══ Data segment ══
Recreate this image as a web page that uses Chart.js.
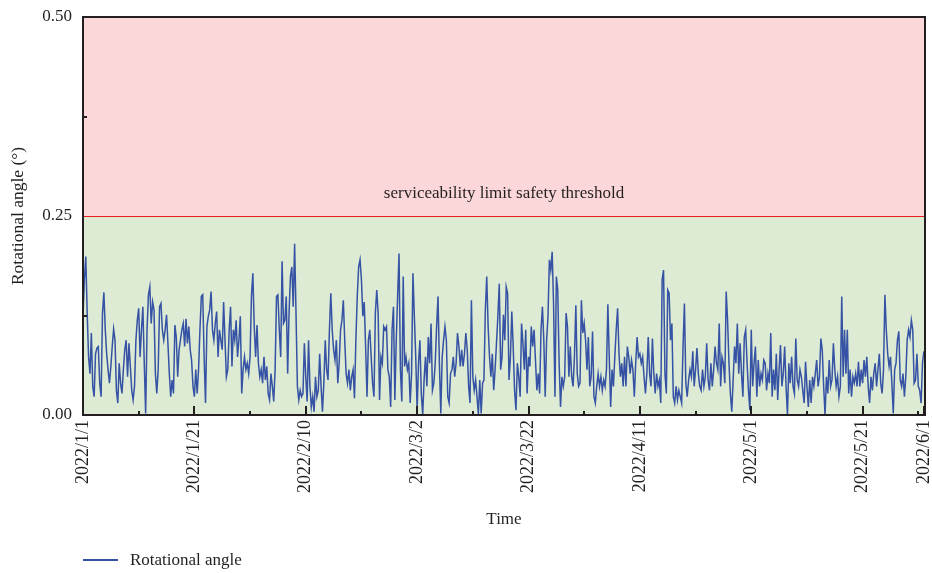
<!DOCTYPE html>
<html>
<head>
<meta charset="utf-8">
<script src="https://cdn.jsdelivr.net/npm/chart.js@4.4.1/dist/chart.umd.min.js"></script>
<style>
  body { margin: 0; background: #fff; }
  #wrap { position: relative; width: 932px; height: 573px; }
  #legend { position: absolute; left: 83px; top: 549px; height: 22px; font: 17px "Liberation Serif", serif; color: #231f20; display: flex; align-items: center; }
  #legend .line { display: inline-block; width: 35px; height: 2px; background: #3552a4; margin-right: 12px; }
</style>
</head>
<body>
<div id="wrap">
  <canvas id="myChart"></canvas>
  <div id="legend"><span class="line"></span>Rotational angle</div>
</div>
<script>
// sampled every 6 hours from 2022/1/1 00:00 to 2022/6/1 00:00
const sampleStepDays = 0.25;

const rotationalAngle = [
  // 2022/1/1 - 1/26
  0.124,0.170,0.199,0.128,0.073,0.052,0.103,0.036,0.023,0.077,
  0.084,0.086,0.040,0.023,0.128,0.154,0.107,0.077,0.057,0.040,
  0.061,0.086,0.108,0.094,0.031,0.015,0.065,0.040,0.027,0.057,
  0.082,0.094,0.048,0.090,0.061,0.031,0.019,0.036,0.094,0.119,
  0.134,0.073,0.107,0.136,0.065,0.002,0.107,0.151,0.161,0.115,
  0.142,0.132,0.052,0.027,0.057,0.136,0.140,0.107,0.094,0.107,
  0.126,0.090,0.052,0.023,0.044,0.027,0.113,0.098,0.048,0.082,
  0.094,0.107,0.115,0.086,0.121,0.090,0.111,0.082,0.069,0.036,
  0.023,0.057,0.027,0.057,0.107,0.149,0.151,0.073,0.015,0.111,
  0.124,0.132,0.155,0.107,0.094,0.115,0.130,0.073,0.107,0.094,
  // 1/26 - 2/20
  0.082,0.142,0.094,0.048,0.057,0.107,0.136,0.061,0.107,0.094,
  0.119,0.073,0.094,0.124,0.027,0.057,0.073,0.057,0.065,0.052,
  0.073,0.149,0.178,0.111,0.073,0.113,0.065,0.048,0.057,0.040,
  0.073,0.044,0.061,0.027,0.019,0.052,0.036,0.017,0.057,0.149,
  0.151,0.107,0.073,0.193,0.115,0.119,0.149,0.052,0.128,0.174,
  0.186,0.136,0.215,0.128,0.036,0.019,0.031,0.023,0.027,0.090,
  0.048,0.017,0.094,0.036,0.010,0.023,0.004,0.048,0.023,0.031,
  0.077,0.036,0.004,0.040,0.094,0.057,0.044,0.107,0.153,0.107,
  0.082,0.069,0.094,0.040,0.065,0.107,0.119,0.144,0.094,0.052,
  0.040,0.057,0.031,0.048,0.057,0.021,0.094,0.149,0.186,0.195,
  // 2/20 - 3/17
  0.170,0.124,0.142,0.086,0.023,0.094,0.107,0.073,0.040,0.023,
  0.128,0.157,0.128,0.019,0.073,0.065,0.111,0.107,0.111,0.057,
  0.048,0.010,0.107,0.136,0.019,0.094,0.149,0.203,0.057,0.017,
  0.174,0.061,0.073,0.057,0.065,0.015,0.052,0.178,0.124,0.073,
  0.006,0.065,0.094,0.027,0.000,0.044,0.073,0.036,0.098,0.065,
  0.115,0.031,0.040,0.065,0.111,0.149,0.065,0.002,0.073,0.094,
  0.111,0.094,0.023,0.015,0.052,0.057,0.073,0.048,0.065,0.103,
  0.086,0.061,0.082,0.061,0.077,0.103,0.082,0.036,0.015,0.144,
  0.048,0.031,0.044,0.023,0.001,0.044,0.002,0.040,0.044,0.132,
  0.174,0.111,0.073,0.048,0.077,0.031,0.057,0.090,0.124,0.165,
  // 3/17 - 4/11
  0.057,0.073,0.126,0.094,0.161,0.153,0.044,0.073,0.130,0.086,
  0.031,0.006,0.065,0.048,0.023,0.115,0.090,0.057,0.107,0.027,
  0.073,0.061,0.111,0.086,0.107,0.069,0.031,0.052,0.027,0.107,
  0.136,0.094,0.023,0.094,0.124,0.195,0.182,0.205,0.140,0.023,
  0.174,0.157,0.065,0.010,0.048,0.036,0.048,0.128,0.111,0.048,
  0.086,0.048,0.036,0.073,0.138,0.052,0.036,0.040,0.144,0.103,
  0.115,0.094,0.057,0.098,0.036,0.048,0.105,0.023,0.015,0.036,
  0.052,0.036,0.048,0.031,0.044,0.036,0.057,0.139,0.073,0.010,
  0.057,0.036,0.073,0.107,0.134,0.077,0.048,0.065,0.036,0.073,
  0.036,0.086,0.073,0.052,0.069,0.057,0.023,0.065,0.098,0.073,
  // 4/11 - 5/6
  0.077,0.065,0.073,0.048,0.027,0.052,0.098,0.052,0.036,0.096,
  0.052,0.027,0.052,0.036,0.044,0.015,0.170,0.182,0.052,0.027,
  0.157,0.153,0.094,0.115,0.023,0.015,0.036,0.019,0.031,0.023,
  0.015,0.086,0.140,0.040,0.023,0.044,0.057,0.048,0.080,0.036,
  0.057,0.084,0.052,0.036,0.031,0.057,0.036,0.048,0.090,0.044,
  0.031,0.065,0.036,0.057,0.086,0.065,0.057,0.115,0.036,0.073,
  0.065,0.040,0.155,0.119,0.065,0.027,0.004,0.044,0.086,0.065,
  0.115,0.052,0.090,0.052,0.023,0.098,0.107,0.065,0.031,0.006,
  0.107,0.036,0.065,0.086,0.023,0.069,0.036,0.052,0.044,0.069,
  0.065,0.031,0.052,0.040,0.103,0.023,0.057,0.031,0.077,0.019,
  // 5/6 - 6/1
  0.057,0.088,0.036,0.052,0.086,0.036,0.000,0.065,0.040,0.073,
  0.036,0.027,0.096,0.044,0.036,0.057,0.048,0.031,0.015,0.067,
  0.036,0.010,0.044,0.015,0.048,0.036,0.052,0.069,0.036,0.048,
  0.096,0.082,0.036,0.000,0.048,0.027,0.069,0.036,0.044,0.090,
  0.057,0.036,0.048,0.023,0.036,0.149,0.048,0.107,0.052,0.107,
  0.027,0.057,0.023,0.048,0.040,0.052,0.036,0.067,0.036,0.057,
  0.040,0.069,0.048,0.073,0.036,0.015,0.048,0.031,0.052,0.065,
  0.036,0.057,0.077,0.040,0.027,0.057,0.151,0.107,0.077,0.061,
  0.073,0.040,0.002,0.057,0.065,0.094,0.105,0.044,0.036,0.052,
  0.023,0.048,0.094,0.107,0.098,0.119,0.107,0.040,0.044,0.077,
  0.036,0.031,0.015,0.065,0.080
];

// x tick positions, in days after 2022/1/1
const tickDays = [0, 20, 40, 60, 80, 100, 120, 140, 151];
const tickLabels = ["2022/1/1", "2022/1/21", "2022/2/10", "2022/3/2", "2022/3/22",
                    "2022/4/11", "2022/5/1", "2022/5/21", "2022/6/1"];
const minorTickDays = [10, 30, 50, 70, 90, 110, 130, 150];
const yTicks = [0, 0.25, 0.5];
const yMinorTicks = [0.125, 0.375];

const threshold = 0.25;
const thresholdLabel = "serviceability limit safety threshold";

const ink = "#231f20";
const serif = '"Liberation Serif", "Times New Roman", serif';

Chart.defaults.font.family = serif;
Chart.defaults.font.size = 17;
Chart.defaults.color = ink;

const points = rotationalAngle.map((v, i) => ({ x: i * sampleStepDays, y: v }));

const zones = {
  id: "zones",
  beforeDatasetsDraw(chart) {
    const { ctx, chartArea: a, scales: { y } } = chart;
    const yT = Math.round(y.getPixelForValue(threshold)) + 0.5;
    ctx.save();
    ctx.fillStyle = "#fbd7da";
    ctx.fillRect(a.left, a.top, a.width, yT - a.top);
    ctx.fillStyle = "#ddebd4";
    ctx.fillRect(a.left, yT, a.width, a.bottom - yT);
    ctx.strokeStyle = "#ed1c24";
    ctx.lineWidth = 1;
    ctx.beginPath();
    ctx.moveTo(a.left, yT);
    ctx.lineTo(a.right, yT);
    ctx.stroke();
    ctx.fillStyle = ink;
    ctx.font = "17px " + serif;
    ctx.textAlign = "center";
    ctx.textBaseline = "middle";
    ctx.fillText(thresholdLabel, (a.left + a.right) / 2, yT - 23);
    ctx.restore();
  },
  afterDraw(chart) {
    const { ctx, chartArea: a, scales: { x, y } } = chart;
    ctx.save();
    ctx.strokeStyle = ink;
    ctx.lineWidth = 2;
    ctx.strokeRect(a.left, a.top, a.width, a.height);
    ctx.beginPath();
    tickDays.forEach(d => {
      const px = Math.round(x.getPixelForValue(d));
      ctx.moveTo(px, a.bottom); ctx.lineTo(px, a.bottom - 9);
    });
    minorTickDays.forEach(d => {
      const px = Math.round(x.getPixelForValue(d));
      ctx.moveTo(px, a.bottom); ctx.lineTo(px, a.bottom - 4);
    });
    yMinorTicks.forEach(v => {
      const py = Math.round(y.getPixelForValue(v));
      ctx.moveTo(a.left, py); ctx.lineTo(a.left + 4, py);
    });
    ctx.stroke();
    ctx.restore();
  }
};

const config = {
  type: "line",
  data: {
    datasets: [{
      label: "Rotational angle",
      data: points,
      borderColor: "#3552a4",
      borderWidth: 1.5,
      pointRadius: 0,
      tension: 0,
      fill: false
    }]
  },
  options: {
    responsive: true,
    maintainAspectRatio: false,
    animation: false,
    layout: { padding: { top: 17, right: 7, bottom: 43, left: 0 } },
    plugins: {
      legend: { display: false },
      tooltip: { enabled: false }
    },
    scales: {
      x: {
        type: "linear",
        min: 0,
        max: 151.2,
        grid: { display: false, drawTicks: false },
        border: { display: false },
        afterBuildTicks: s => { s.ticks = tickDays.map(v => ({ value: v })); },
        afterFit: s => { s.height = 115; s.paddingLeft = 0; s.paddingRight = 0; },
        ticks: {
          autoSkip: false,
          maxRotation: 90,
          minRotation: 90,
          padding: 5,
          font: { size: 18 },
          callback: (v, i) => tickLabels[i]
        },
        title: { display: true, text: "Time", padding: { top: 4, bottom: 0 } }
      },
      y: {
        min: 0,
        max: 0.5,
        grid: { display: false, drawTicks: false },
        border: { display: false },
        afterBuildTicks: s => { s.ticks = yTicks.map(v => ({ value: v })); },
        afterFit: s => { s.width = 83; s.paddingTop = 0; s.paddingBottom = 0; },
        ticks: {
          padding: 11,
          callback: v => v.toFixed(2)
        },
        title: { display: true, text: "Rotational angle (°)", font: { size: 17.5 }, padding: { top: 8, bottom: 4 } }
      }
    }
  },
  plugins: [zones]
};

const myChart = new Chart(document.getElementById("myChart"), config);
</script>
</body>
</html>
═══
### Work to complete:
Reproduce the material above from its first line through the line containing "const sampleStepDays = 0.25;", both ends included, and skip every picture.

### Exercise output:
Recreate this image as a web page that uses Chart.js.
<!DOCTYPE html>
<html>
<head>
<meta charset="utf-8">
<script src="https://cdn.jsdelivr.net/npm/chart.js@4.4.1/dist/chart.umd.min.js"></script>
<style>
  body { margin: 0; background: #fff; }
  #wrap { position: relative; width: 932px; height: 573px; }
  #legend { position: absolute; left: 83px; top: 549px; height: 22px; font: 17px "Liberation Serif", serif; color: #231f20; display: flex; align-items: center; }
  #legend .line { display: inline-block; width: 35px; height: 2px; background: #3552a4; margin-right: 12px; }
</style>
</head>
<body>
<div id="wrap">
  <canvas id="myChart"></canvas>
  <div id="legend"><span class="line"></span>Rotational angle</div>
</div>
<script>
// sampled every 6 hours from 2022/1/1 00:00 to 2022/6/1 00:00
const sampleStepDays = 0.25;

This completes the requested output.